Why do American jobs end up in China? The supposed answer in an anecdote: the late Steve Jobs summons his senior lieutenants and holds up the iPhone prototype. It's due to be shipped to stores in not much more than a month. He points out that the plastic screen has been scratched by his keys. "I won't sell a product that gets scratched," he says, according to a recent New York Times story. "I want a glass screen, and I want it perfect in six weeks."
“After one executive left that meeting, he booked a flight to Shenzhen, China,” the Times reports. “If Mr. Jobs wanted perfect, there was nowhere else to go.” The next sequence reads like a montage in some 1920s film about industrial production. Within days, a Corning Glass plant in China is turning out big sheets of toughened glass, which are shipped to a nearby Chinese plant to be cut into iPhone panes. The small panes are trucked to a Foxconn factory complex eight hours away.

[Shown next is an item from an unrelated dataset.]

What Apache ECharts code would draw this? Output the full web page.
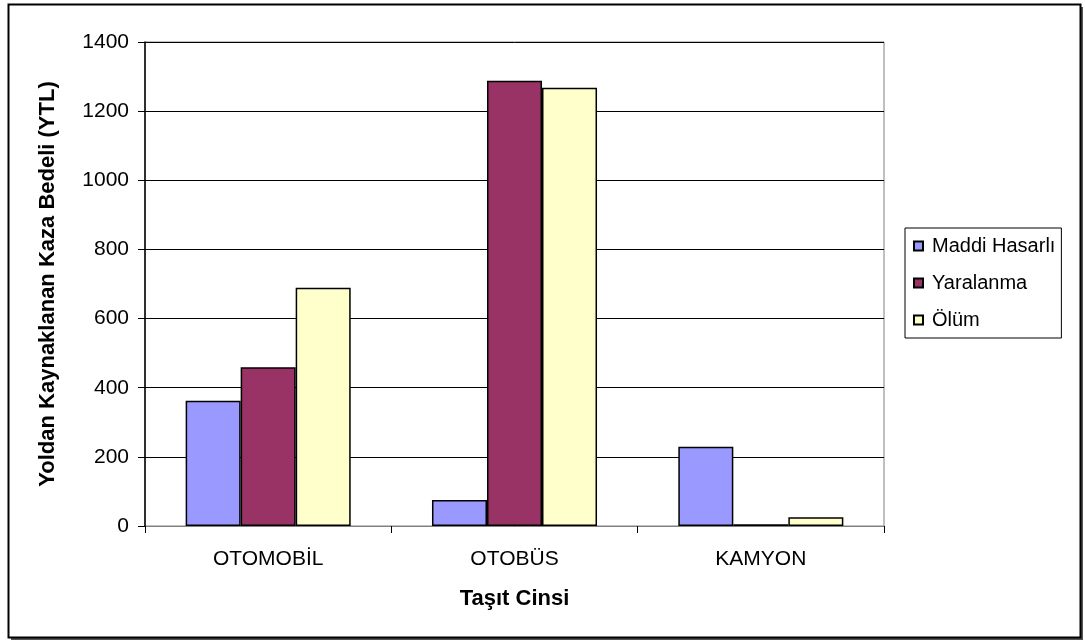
<!DOCTYPE html>
<html>
<head>
<meta charset="utf-8">
<script src="https://cdn.jsdelivr.net/npm/echarts@6/dist/echarts.min.js"></script>
<style>
  html, body { margin: 0; padding: 0; background: #fff; }
  #chart { width: 1085px; height: 643px; }
</style>
</head>
<body>
<div id="chart"></div>
<script>
// Road-related accident cost by vehicle type
const categories = ['OTOMOBİL', 'OTOBÜS', 'KAMYON'];
const seriesNames = ['Maddi Hasarlı', 'Yaralanma', 'Ölüm'];
const maddiHasarli = [362, 75, 229];
const yaralanma = [459, 1288, 5];
const olum = [689, 1268, 25];
const yTicks = [0, 200, 400, 600, 800, 1000, 1200, 1400];

const colors = ['#9999FF', '#993366', '#FFFFCC'];
const font = 'Arial, "Liberation Sans", sans-serif';

const chart = echarts.init(document.getElementById('chart'), null, { renderer: 'canvas' });

const values = [maddiHasarli, yaralanma, olum];

chart.setOption({
  animation: false,
  backgroundColor: '#fff',
  color: colors,
  textStyle: { fontFamily: font },
  grid: {
    left: 145, right: 201, top: 42, bottom: 117,
    show: true, borderColor: '#808080', borderWidth: 1, backgroundColor: 'transparent'
  },
  legend: {
    orient: 'vertical',
    left: 905, top: 228,
    padding: [8, 6, 8, 8],
    itemGap: 17,
    itemWidth: 9, itemHeight: 9,
    icon: 'rect',
    borderColor: '#000', borderWidth: 1,
    textStyle: { fontSize: 20, color: '#000', fontFamily: font, padding: [0, 0, 0, 4] },
    data: seriesNames
  },
  xAxis: {
    type: 'category',
    data: categories,
    name: 'Taşıt Cinsi',
    nameLocation: 'middle',
    nameGap: 62,
    nameTextStyle: { fontSize: 22, fontWeight: 'bold', color: '#000', fontFamily: font },
    axisLine: { lineStyle: { color: '#808080', width: 1 } },
    axisTick: { show: true, alignWithLabel: false, length: 7, lineStyle: { color: '#000' } },
    axisLabel: { fontSize: 21, color: '#000', margin: 23, fontFamily: font }
  },
  yAxis: {
    type: 'value',
    min: 0, max: 1400, interval: 200,
    name: 'Yoldan Kaynaklanan Kaza Bedeli (YTL)',
    nameLocation: 'middle',
    nameGap: 86,
    nameRotate: 90,
    nameTextStyle: { fontSize: 22, fontWeight: 'bold', color: '#000', fontFamily: font },
    axisLine: { show: true, lineStyle: { color: '#000', width: 1.5 } },
    axisTick: { show: true, length: 7, lineStyle: { color: '#000' } },
    axisLabel: {
      fontSize: 21, color: '#000', margin: 16, fontFamily: font,
      formatter: v => (yTicks.includes(v) ? String(v) : '')
    },
    splitLine: { show: true, lineStyle: { color: '#000', width: 1 } }
  },
  series: seriesNames.map((name, i) => ({
    name,
    type: 'bar',
    data: values[i],
    barGap: '0%',
    barCategoryGap: '33%',
    itemStyle: { color: colors[i], borderColor: '#000', borderWidth: 1.5 }
  })),
  graphic: [
    {
      type: 'rect',
      shape: { x: 11, y: 7, width: 1072, height: 633 },
      style: { fill: '#555', stroke: null },
      z: -2
    },
    {
      type: 'rect',
      shape: { x: 8.5, y: 4.5, width: 1072, height: 633 },
      style: { fill: '#fff', stroke: '#000', lineWidth: 2 },
      z: -1
    }
  ]
});
</script>
</body>
</html>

The first truckloads arrived in the dead of night, according to a former Apple executive. Managers rousted thousands of workers out of their beds, lined them up, gave each of them a biscuit and a cup of tea and launched them on a twelve-hour shift. In ninety-six hours, the plant was producing more than 10,000 iPhones a day. Within three months, Apple had sold 1 million of them; since then Foxconn has assembled more than 200 million. The suicide rate among its workers was, Jobs insisted, below the overall Chinese rate.